» Given instruction:
Pull every line that holds the word "drawn" from the entries.

— START OF Dataset records —

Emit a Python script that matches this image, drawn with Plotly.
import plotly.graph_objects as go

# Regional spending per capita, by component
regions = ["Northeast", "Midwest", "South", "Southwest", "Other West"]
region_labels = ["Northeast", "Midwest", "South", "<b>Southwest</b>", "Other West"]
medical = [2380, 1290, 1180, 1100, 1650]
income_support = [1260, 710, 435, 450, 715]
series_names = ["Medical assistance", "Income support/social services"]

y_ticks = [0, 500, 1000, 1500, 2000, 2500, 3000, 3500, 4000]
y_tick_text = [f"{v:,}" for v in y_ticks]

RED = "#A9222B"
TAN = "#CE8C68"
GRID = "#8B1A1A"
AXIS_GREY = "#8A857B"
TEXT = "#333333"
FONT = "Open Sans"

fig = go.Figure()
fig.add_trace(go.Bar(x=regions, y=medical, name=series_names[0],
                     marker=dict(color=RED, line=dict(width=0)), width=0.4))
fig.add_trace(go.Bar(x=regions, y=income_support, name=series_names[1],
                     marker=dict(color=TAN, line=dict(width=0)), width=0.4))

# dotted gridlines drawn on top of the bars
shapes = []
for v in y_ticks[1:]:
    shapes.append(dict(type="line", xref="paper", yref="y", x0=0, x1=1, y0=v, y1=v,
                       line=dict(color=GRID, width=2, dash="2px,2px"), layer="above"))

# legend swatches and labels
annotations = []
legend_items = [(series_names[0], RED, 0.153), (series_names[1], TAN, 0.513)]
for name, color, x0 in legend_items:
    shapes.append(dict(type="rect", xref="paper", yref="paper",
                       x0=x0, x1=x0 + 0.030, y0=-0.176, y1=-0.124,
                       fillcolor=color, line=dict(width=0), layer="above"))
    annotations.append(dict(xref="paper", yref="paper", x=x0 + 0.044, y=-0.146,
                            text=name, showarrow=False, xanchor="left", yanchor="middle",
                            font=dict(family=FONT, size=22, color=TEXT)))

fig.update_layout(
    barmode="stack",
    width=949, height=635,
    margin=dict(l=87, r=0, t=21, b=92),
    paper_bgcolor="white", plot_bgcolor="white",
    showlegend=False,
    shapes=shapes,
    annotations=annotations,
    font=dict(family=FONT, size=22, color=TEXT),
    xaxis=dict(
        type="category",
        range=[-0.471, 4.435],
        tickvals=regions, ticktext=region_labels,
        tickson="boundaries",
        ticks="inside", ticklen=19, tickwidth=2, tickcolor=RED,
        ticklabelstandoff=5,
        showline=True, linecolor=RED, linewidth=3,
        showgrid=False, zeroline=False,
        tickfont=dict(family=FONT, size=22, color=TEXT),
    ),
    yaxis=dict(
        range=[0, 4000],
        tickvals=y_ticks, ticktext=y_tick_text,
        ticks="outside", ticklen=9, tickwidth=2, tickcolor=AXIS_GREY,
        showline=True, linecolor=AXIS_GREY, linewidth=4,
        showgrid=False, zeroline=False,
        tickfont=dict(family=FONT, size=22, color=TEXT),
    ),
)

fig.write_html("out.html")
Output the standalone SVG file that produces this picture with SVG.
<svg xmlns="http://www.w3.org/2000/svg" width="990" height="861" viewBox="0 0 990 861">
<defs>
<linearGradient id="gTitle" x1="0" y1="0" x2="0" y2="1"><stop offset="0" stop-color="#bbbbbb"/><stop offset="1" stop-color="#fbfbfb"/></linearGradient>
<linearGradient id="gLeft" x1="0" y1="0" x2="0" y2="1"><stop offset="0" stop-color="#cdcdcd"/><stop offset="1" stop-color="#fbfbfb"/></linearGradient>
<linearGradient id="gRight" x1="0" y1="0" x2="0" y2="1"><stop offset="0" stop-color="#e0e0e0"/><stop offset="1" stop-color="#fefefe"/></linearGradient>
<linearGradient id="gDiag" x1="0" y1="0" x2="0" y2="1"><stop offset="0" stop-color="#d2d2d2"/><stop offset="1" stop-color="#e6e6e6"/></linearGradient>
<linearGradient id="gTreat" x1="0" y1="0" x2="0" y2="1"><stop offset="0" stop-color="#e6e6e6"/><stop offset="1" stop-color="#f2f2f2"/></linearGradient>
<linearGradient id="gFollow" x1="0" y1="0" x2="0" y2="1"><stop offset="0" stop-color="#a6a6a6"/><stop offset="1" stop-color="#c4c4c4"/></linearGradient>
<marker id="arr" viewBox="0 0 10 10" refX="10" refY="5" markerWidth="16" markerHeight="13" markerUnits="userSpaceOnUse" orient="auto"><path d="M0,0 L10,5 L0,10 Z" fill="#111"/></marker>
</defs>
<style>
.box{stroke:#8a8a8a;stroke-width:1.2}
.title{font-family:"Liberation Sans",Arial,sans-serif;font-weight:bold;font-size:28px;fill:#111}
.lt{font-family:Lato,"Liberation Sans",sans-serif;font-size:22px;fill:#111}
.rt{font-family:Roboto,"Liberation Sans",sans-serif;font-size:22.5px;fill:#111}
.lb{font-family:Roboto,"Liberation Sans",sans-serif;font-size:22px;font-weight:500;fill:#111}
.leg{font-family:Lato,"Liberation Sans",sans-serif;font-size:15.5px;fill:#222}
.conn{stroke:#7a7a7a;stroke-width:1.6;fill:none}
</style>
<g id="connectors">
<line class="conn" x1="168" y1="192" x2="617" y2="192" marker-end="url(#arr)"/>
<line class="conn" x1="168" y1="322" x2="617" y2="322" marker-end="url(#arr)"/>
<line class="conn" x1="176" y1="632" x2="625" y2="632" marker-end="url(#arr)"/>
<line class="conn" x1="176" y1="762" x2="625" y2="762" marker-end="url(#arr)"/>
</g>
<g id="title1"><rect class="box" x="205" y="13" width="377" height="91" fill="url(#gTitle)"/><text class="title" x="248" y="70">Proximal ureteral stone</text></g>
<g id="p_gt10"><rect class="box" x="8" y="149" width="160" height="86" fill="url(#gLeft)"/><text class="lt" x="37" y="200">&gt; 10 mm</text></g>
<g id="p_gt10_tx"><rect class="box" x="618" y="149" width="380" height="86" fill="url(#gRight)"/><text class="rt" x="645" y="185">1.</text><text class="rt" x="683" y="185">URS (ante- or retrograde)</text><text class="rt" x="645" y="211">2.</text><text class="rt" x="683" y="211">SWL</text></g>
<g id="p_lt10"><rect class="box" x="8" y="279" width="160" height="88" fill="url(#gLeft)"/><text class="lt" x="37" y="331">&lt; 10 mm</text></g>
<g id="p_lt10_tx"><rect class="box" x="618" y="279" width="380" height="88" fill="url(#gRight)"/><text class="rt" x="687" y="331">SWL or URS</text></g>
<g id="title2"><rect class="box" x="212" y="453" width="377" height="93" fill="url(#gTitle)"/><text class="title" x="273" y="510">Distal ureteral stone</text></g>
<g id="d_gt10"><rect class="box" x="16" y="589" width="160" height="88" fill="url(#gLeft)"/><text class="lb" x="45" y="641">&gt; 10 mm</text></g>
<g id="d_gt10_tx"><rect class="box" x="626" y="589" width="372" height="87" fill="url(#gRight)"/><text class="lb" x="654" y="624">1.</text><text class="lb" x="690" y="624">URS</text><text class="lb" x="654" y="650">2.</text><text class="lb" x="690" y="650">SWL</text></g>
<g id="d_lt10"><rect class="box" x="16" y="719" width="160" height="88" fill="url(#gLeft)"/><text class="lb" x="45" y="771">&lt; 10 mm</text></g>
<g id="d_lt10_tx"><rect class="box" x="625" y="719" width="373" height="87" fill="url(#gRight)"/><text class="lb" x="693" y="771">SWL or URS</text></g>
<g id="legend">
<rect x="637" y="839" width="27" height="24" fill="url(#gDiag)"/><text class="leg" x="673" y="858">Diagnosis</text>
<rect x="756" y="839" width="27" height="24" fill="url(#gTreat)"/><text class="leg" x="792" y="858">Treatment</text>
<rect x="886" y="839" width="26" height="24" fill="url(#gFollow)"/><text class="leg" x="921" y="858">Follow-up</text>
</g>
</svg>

— END OF Dataset records —

» Exercise output:
Emit a Python script that matches this image, drawn with Plotly.
# dotted gridlines drawn on top of the bars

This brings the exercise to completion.